United States v. Oregon & California R. Co., 176 U.S. 28 (1900)

United States v. Oregon and California Railroad Company

No. 9

Argued April 14, 1899

Decided January 8, 1900

176 U.S. 28

Syllabus

By the Act of July 2, 1864, 13 Stat. 365, c. 217, Congress granted lands to the Northern Pacific Railroad Company to aid in the construction of a railroad and telegraph line from a point on Lake Superior in Wisconsin or Minnesota to some point on Puget Sound, with a branch via the valley of the Columbia River to a point at or near Portland in the State of Oregon. The grant was of

"every alternate section of public land, not mineral, designated by odd numbers, to the amount of twenty alternate sections per mile on each side of said railroad line as said company may adopt through the territories of the United States, and ten alternate sections of land per mile on each side of said railroad whenever it passes through any state, and whenever, on the line thereof, the United States have full title, not reserved, sold, granted or otherwise appropriated, and free from preemption, or other claims or rights at the time the line of said road is definitely fixed, and a plat thereof filed in the office of the

Page 176 U. S. 29

Commissioner of the General Land Office, and whenever, prior to said time, any of said sections or parts of sections shall have been granted, sold, reserved, occupied by homestead settlers, or preempted, or otherwise disposed of, other lands shall be selected by said company in lieu thereof, under the direction of the Secretary of the Interior, in alternate sections, and designated by odd numbers, not more than ten miles beyond the limits of said alternate sections."
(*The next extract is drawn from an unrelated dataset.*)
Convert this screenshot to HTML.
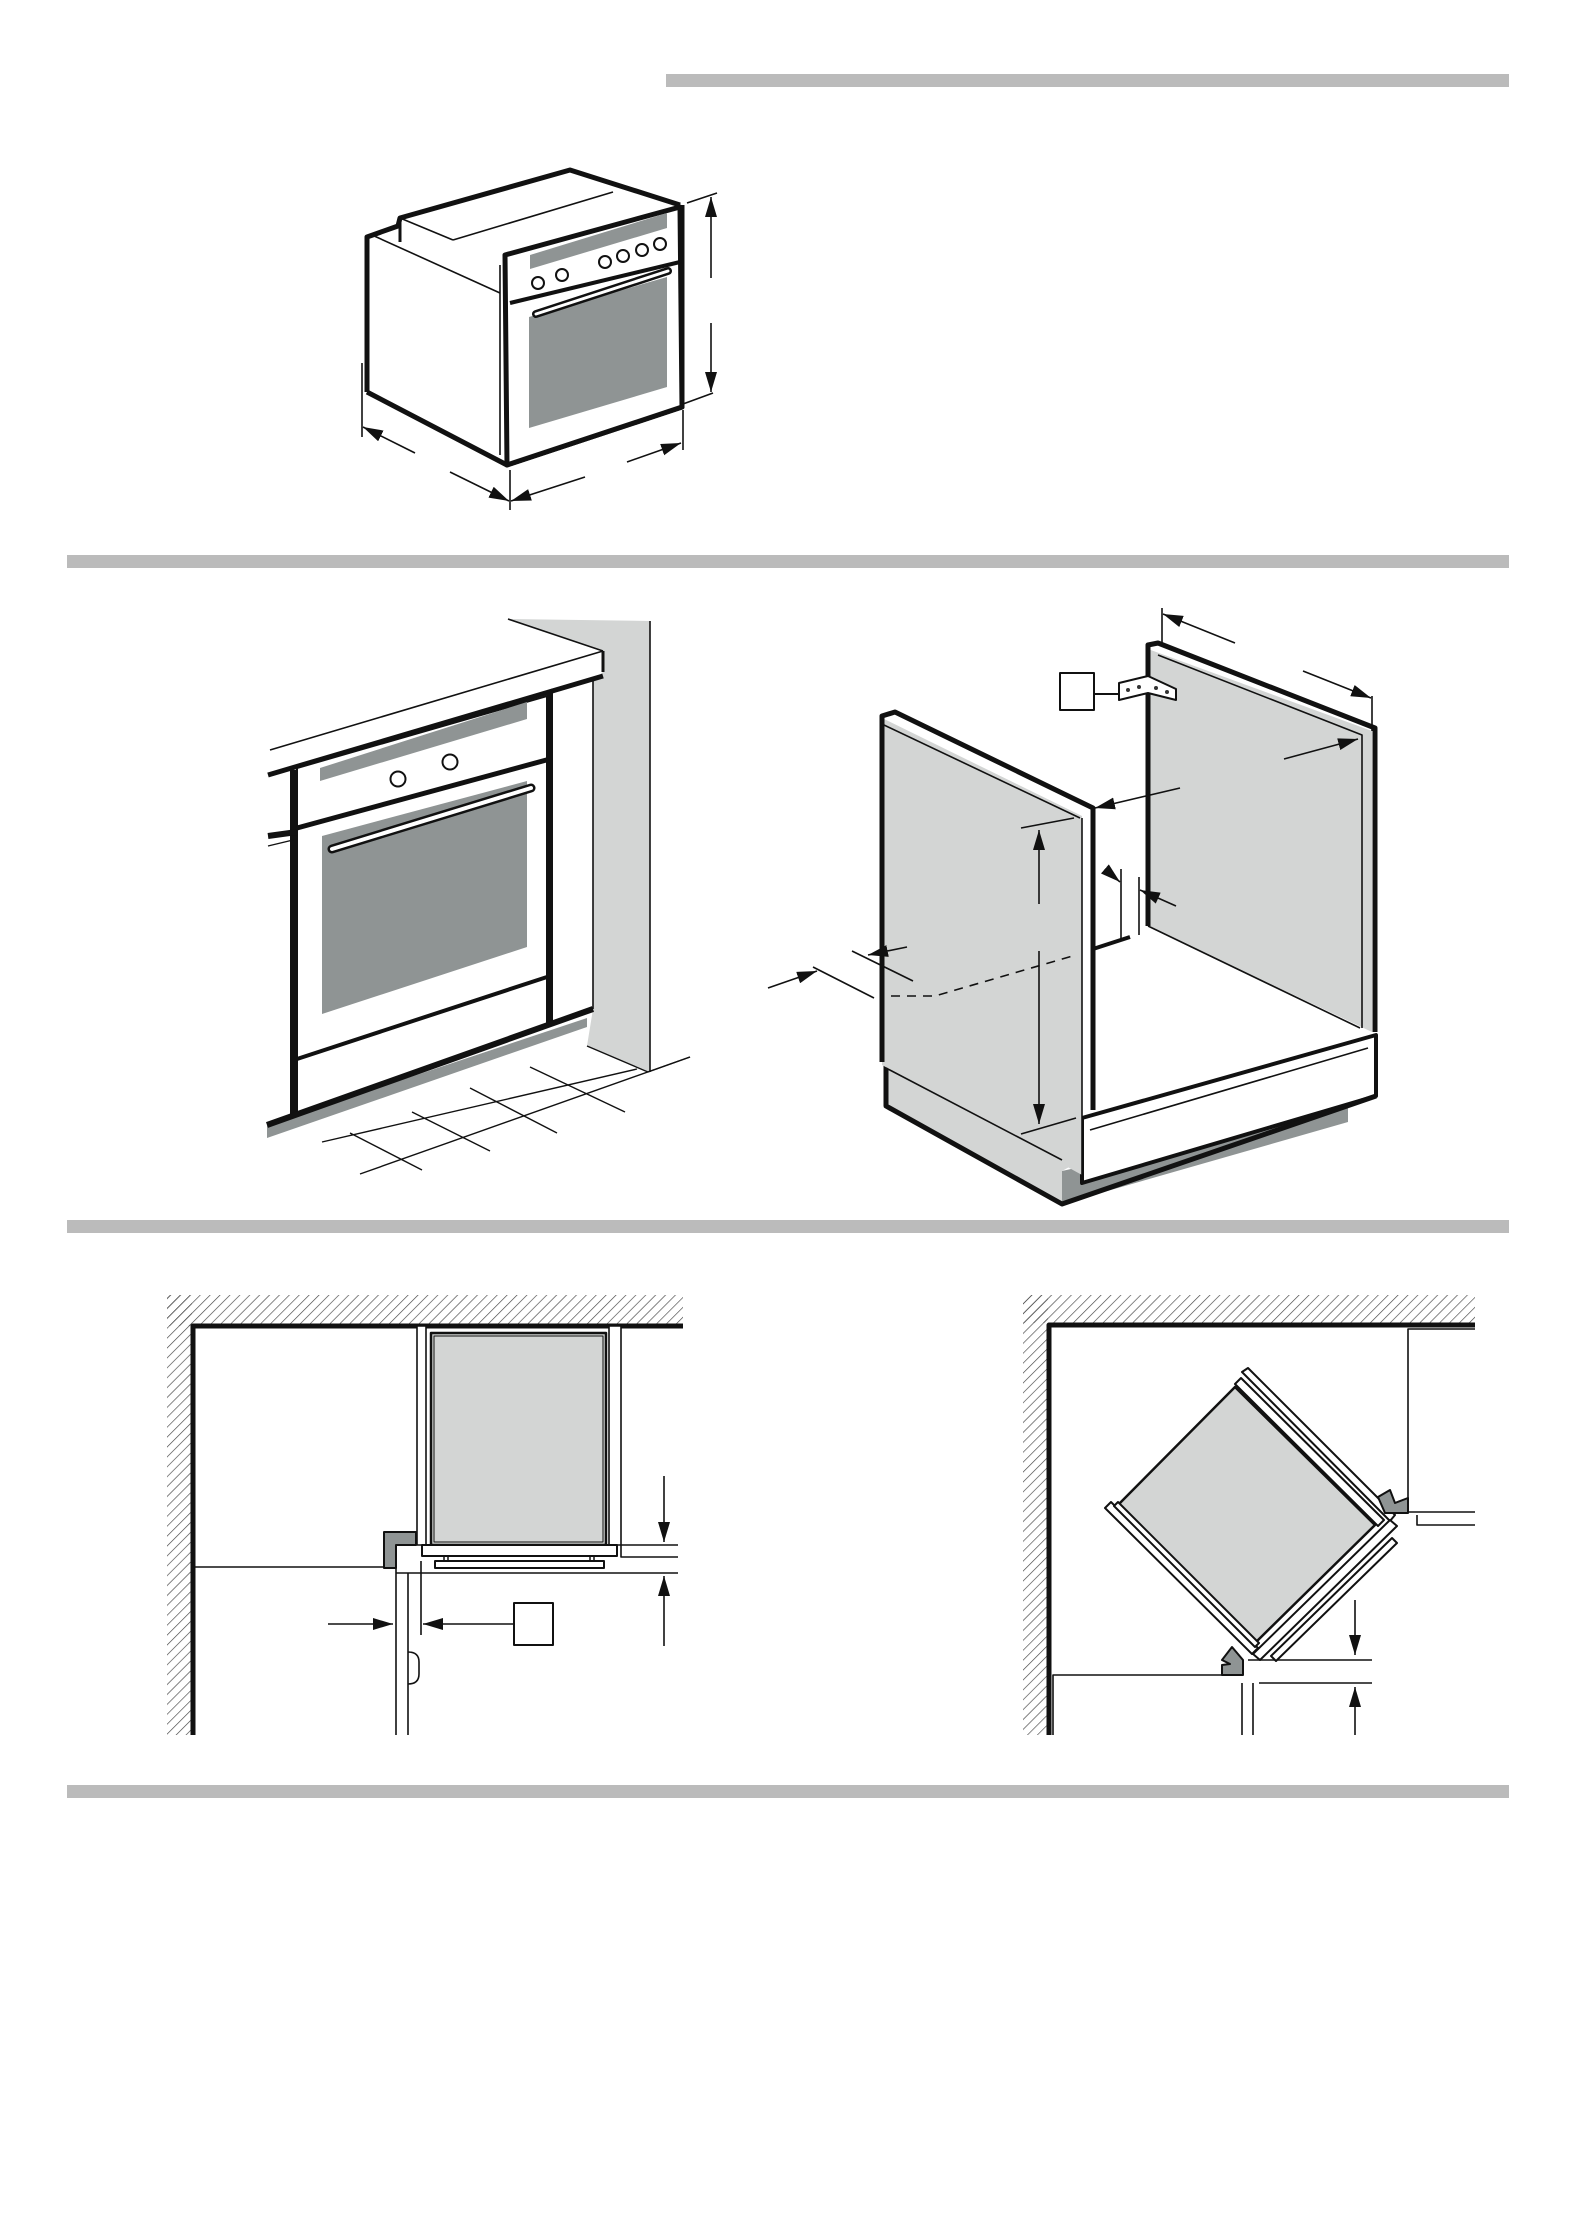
<!DOCTYPE html>
<html><head><meta charset="utf-8"><style>html,body{margin:0;padding:0;background:#fff}svg{display:block}</style></head>
<body>
<svg width="1578" height="2229" viewBox="0 0 1578 2229" xmlns="http://www.w3.org/2000/svg" fill="none" stroke="#111" stroke-linejoin="round">
<defs>
<marker id="a" viewBox="0 0 20 12" refX="20" refY="6" markerWidth="20" markerHeight="12" markerUnits="userSpaceOnUse" orient="auto"><path d="M0,0L20,6L0,12z" fill="#111" stroke="none"/></marker>
<pattern id="h" width="7" height="7" patternUnits="userSpaceOnUse" patternTransform="rotate(45)"><line x1="0" y1="0" x2="0" y2="7" stroke="#444" stroke-width="1.3"/></pattern>
</defs>
<g fill="#bbb" stroke="none">
<rect x="666" y="74" width="843" height="13"/>
<rect x="67" y="555" width="1442" height="13"/>
<rect x="67" y="1220" width="1442" height="13"/>
<rect x="67" y="1785" width="1442" height="13"/>
</g>

<!-- TOP OVEN -->
<g stroke-width="5">
<polyline points="367,392 367,237 398,226 400,218 570,170 680,205"/>
<line x1="400" y1="218" x2="400" y2="242" stroke-width="3"/>
<polyline points="367,392 507,465 682,407 682,205"/>
<polygon points="505,255 680,207 682,407 507,465" fill="#fff"/>
</g>
<g stroke-width="1.6">
<line x1="372" y1="235" x2="500" y2="293"/>
<line x1="400" y1="218" x2="453" y2="240"/>
<line x1="453" y1="240" x2="613" y2="192"/>
<line x1="500" y1="265" x2="500" y2="455"/>
<line x1="510" y1="303" x2="680" y2="262" stroke-width="4"/>
</g>
<polygon points="530,255 667,213 667,228 530,269" fill="#8f9494" stroke="none"/>
<polygon points="529,317 667,277 667,387 529,428" fill="#8f9494" stroke="none"/>
<g stroke-width="2" fill="#fff">
<circle cx="538" cy="283" r="6"/><circle cx="562" cy="275" r="6"/><circle cx="605" cy="262" r="6"/><circle cx="623" cy="256" r="6"/><circle cx="642" cy="250" r="6"/><circle cx="660" cy="244" r="6"/>
</g>
<line x1="536" y1="314" x2="668" y2="271" stroke-width="8" stroke-linecap="round"/>
<line x1="536" y1="314" x2="668" y2="271" stroke="#fff" stroke-width="3" stroke-linecap="round"/>
<g stroke-width="1.6">
<line x1="687" y1="203" x2="717" y2="193"/><line x1="683" y1="404" x2="713" y2="393"/>
<line x1="711" y1="278" x2="711" y2="197" marker-end="url(#a)"/>
<line x1="711" y1="323" x2="711" y2="392" marker-end="url(#a)"/>
<line x1="362" y1="363" x2="362" y2="437"/><line x1="510" y1="470" x2="510" y2="510"/><line x1="683" y1="410" x2="683" y2="450"/>
<line x1="415" y1="453" x2="363" y2="427" marker-end="url(#a)"/>
<line x1="450" y1="472" x2="509" y2="501" marker-end="url(#a)"/>
<line x1="585" y1="477" x2="511" y2="501" marker-end="url(#a)"/>
<line x1="627" y1="462" x2="681" y2="443" marker-end="url(#a)"/>
</g>

<!-- MIDDLE LEFT -->
<polygon points="508,619 650,621 650,1072 587,1046 593,1009 593,681 603,672 603,651" fill="#d3d5d4" stroke="none"/>
<line x1="650" y1="621" x2="650" y2="1072" stroke-width="1.6"/>
<polygon points="270,750 508,619 603,651 603,672 268,775" fill="#fff" stroke="none"/>
<g stroke-width="1.6">
<line x1="508" y1="619" x2="603" y2="651"/>
<line x1="270" y1="750" x2="603" y2="651"/>
<line x1="603" y1="651" x2="603" y2="672" stroke-width="3"/>
<line x1="593" y1="681" x2="593" y2="1009"/>
<line x1="550" y1="690" x2="593" y2="680"/>
</g>
<line x1="268" y1="775" x2="603" y2="676" stroke-width="5"/>
<polygon points="297,768 547,696 547,1024 297,1114" fill="#fff" stroke-width="2"/>
<polygon points="320,768 527,702 527,719 320,781" fill="#8f9494" stroke="none"/>
<polygon points="322,836 527,781 527,947 322,1014" fill="#8f9494" stroke="none"/>
<g stroke-width="2" fill="#fff"><circle cx="398" cy="779" r="7.5"/><circle cx="450" cy="762" r="7.5"/></g>
<line x1="297" y1="828" x2="550" y2="759" stroke-width="5"/>
<line x1="297" y1="1059" x2="547" y2="977" stroke-width="4"/>
<line x1="332" y1="849" x2="531" y2="788" stroke-width="9" stroke-linecap="round"/>
<line x1="332" y1="849" x2="531" y2="788" stroke="#fff" stroke-width="4" stroke-linecap="round"/>
<g stroke-width="6">
<line x1="293" y1="770" x2="293" y2="1114"/>
<line x1="550" y1="693" x2="550" y2="1022"/>
<line x1="268" y1="836" x2="297" y2="832"/>
</g>
<polygon points="267,1125 587,1018 587,1027 267,1138" fill="#8f9494" stroke="none"/>
<line x1="267" y1="1125" x2="593" y2="1009" stroke-width="6"/>
<g stroke-width="1.4">
<line x1="268" y1="846" x2="293" y2="840"/>
<line x1="322" y1="1142" x2="637" y2="1069"/><line x1="360" y1="1174" x2="690" y2="1057"/>
<line x1="350" y1="1133" x2="422" y2="1170"/><line x1="412" y1="1112" x2="490" y2="1151"/>
<line x1="470" y1="1088" x2="557" y2="1133"/><line x1="530" y1="1067" x2="625" y2="1112"/>
<line x1="587" y1="1046" x2="648" y2="1072"/><line x1="648" y1="1072" x2="690" y2="1057"/>
</g>

<!-- MIDDLE RIGHT -->
<polygon points="1148,649 1372,731 1372,1032 1148,926" fill="#d3d5d4" stroke="none"/>
<polygon points="1093,949 1148,926 1360,1028 1082,1118" fill="#fff" stroke="none"/>
<polyline points="1148,926 1148,645 1158,643 1375,728 1375,1032" stroke-width="5"/>
<polyline points="1158,655 1362,735 1362,1028" stroke-width="1.6"/>
<line x1="1148" y1="926" x2="1360" y2="1028" stroke-width="1.6"/>
<line x1="1093" y1="949" x2="1130" y2="937" stroke-width="4"/>
<polygon points="1062,1171 1348,1108 1348,1122 1062,1204" fill="#8f9494" stroke="none"/>
<polygon points="1082,1118 1376,1035 1376,1096 1082,1183" fill="#fff" stroke-width="4"/>
<line x1="1090" y1="1130" x2="1368" y2="1048" stroke-width="1.6"/>
<polygon points="886,1065 1082,1160 1062,1171 1062,1204 886,1106" fill="#d3d5d4" stroke="none"/>
<polyline points="886,1065 886,1106 1062,1204 1376,1096" stroke-width="5"/>
<polygon points="882,718 1082,816 1082,1175 882,1065" fill="#d3d5d4" stroke="none"/>
<polyline points="882,1062 882,716 895,712 1093,808 1093,1110" stroke-width="5"/>
<line x1="884" y1="725" x2="1080" y2="818" stroke-width="1.6"/>
<line x1="1082" y1="818" x2="1082" y2="1175" stroke-width="1.6"/>
<line x1="886" y1="1068" x2="1062" y2="1160" stroke-width="1.6"/>
<rect x="1060" y="673" width="34" height="37" fill="#fff" stroke-width="2"/>
<line x1="1094" y1="694" x2="1119" y2="694" stroke-width="2"/>
<polygon points="1119,683 1148,676 1176,689 1176,700 1148,693 1119,700" fill="#fff" stroke-width="2"/>
<g fill="#333" stroke="none"><circle cx="1128" cy="690" r="2"/><circle cx="1139" cy="687" r="2"/><circle cx="1156" cy="688" r="2"/><circle cx="1167" cy="692" r="2"/></g>
<g stroke-width="1.6">
<line x1="1162" y1="608" x2="1162" y2="643"/><line x1="1372" y1="696" x2="1372" y2="731"/>
<line x1="1235" y1="643" x2="1163" y2="614" marker-end="url(#a)"/>
<line x1="1303" y1="671" x2="1371" y2="698" marker-end="url(#a)"/>
<line x1="1284" y1="759" x2="1358" y2="739" marker-end="url(#a)"/>
<line x1="1180" y1="788" x2="1095" y2="808" marker-end="url(#a)"/>
<line x1="1021" y1="828" x2="1074" y2="818"/><line x1="1021" y1="1134" x2="1076" y2="1118"/>
<line x1="1039" y1="904" x2="1039" y2="830" marker-end="url(#a)"/>
<line x1="1039" y1="951" x2="1039" y2="1124" marker-end="url(#a)"/>
<polyline points="891,996 935,996 1076,955" stroke-dasharray="9,7"/>
<line x1="768" y1="988" x2="817" y2="971" marker-end="url(#a)"/>
<line x1="813" y1="967" x2="874" y2="998"/><line x1="852" y1="951" x2="913" y2="981"/>
<line x1="907" y1="947" x2="868" y2="955" marker-end="url(#a)"/>
<line x1="1121" y1="869" x2="1121" y2="941"/><line x1="1139" y1="877" x2="1139" y2="935"/>
<line x1="1105" y1="869" x2="1120" y2="882" marker-end="url(#a)"/>
<line x1="1176" y1="906" x2="1140" y2="890" marker-end="url(#a)"/>
</g>

<!-- BOTTOM LEFT -->
<rect x="167" y="1295" width="516" height="31" fill="url(#h)" stroke="none"/>
<rect x="167" y="1295" width="25" height="440" fill="url(#h)" stroke="none"/>
<polyline points="193,1735 193,1326 683,1326" stroke-width="5"/>
<rect x="417" y="1326" width="9" height="219" fill="#fff" stroke-width="1.6"/>
<rect x="609" y="1326" width="12" height="219" fill="#fff" stroke-width="1.6"/>
<rect x="431" y="1333" width="175" height="212" fill="#d3d5d4" stroke-width="2.5"/>
<rect x="434" y="1336" width="169" height="206" fill="none" stroke-width="1"/>
<rect x="422" y="1545" width="195" height="11" fill="#fff" stroke-width="2"/>
<rect x="435" y="1561" width="169" height="7" fill="#fff" stroke-width="2"/>
<g stroke-width="1.5"><rect x="444" y="1556" width="4" height="5"/><rect x="590" y="1556" width="4" height="5"/></g>
<path d="M384,1532H416V1545H396V1568H384Z" fill="#8f9494" stroke-width="2"/>
<g stroke-width="1.6">
<line x1="193" y1="1567" x2="384" y2="1567"/>
<line x1="396" y1="1568" x2="396" y2="1735"/><line x1="408" y1="1573" x2="408" y2="1735"/>
<line x1="396" y1="1573" x2="678" y2="1573"/>
<polyline points="621,1545 678,1545"/><polyline points="621,1545 621,1557 678,1557"/>
<line x1="421" y1="1561" x2="421" y2="1635"/>
<line x1="328" y1="1624" x2="393" y2="1624" marker-end="url(#a)"/>
<line x1="513" y1="1624" x2="423" y2="1624" marker-end="url(#a)"/>
<line x1="664" y1="1476" x2="664" y2="1542" marker-end="url(#a)"/>
<line x1="664" y1="1646" x2="664" y2="1576" marker-end="url(#a)"/>
<path d="M408,1652Q419,1652 419,1662V1674Q419,1684 408,1684"/>
</g>
<rect x="514" y="1603" width="39" height="42" fill="#fff" stroke-width="2"/>

<!-- BOTTOM RIGHT -->
<rect x="1023" y="1295" width="452" height="28" fill="url(#h)" stroke="none"/>
<rect x="1023" y="1295" width="25" height="440" fill="url(#h)" stroke="none"/>
<polyline points="1049,1735 1049,1325 1475,1325" stroke-width="5"/>
<g stroke-width="1.6">
<polyline points="1475,1329 1408,1329 1408,1512 1475,1512"/>
<polyline points="1417,1515 1417,1525 1475,1525"/>
<polyline points="1053,1735 1053,1675 1242,1675"/>
<line x1="1242" y1="1683" x2="1242" y2="1735"/><line x1="1253" y1="1683" x2="1253" y2="1735"/>
<line x1="1259" y1="1683" x2="1372" y2="1683"/><line x1="1248" y1="1660" x2="1372" y2="1660"/>
<line x1="1355" y1="1600" x2="1355" y2="1655" marker-end="url(#a)"/>
<line x1="1355" y1="1735" x2="1355" y2="1687" marker-end="url(#a)"/>
</g>
<polygon points="1235,1387 1375,1525 1253,1645 1116,1507" fill="#d3d5d4" stroke-width="2.5"/>
<g fill="#fff" stroke-width="2">
<polygon points="1242,1372 1248,1368 1395,1515 1390,1521"/>
<polygon points="1235,1384 1241,1378 1384,1520 1378,1526"/>
<polygon points="1105,1508 1111,1502 1258,1648 1252,1654"/>
<polygon points="1114,1506 1118,1502 1259,1643 1255,1647"/>
<polygon points="1390,1520 1397,1526 1260,1660 1253,1654"/>
<polygon points="1392,1538 1397,1543 1276,1661 1271,1656"/>
</g>
<path d="M1378,1497L1390,1490L1395,1503L1408,1498V1513H1385Z" fill="#8f9494" stroke-width="2"/>
<path d="M1222,1660L1232,1647L1243,1660V1675H1222V1665L1230,1664Z" fill="#8f9494" stroke-width="2"/>
</svg>
</body></html>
In March, 1865, the president of that company filed in the Land Department a map which if of value for any purpose was only a map of "general route," not one of definite location between Wallula and Portland. That map was not accepted. By Act of July 25, 1866, 14 Stat. 239, c. 242, Congress made a grant of land in aid of the construction of a railroad and telegraph line between Portland, Oregon, and the Central Pacific Railroad in California. That grant was in the usual terms employed in such acts. Subsequently the benefit of that grant as to the part of the road to be constructed in Oregon was conferred upon the Oregon Central Railroad Company. The lands here in dispute, whether place or indemnity, were within the limits of the grant of 1866. The entire line of road of the Oregon and California Railroad Company, which was the successor of the Oregon Central Railroad Company, was fully constructed and duly accepted by the President, and at the time this suit was begun was being operated and had been continuously operated by that company. The Oregon Company filed its map of definite location in 1870, and it was accepted by the Land Department. By the Act of September 29, 1890, 26 Stat. 496, c. 1040, all lands theretofore granted to any state or corporation to aid in the construction of a railroad opposite to or coterminous with the portion of any such railroad not then completed and in operation, for the construction of which such lands were granted, were forfeited to the United States. There never was any withdrawal of indemnity lands on the proposed line of the Northern Pacific Railroad Company between Wallula and Portland, nor was there any definite location or construction of its road opposite to the lands in suit. Held,

(1) That nothing in the act of 1864 stood in the way of Congress' subsequently granting to other railroad corporations the privilege of earning any lands that might be embraced within the general route of the Northern Pacific Railroad.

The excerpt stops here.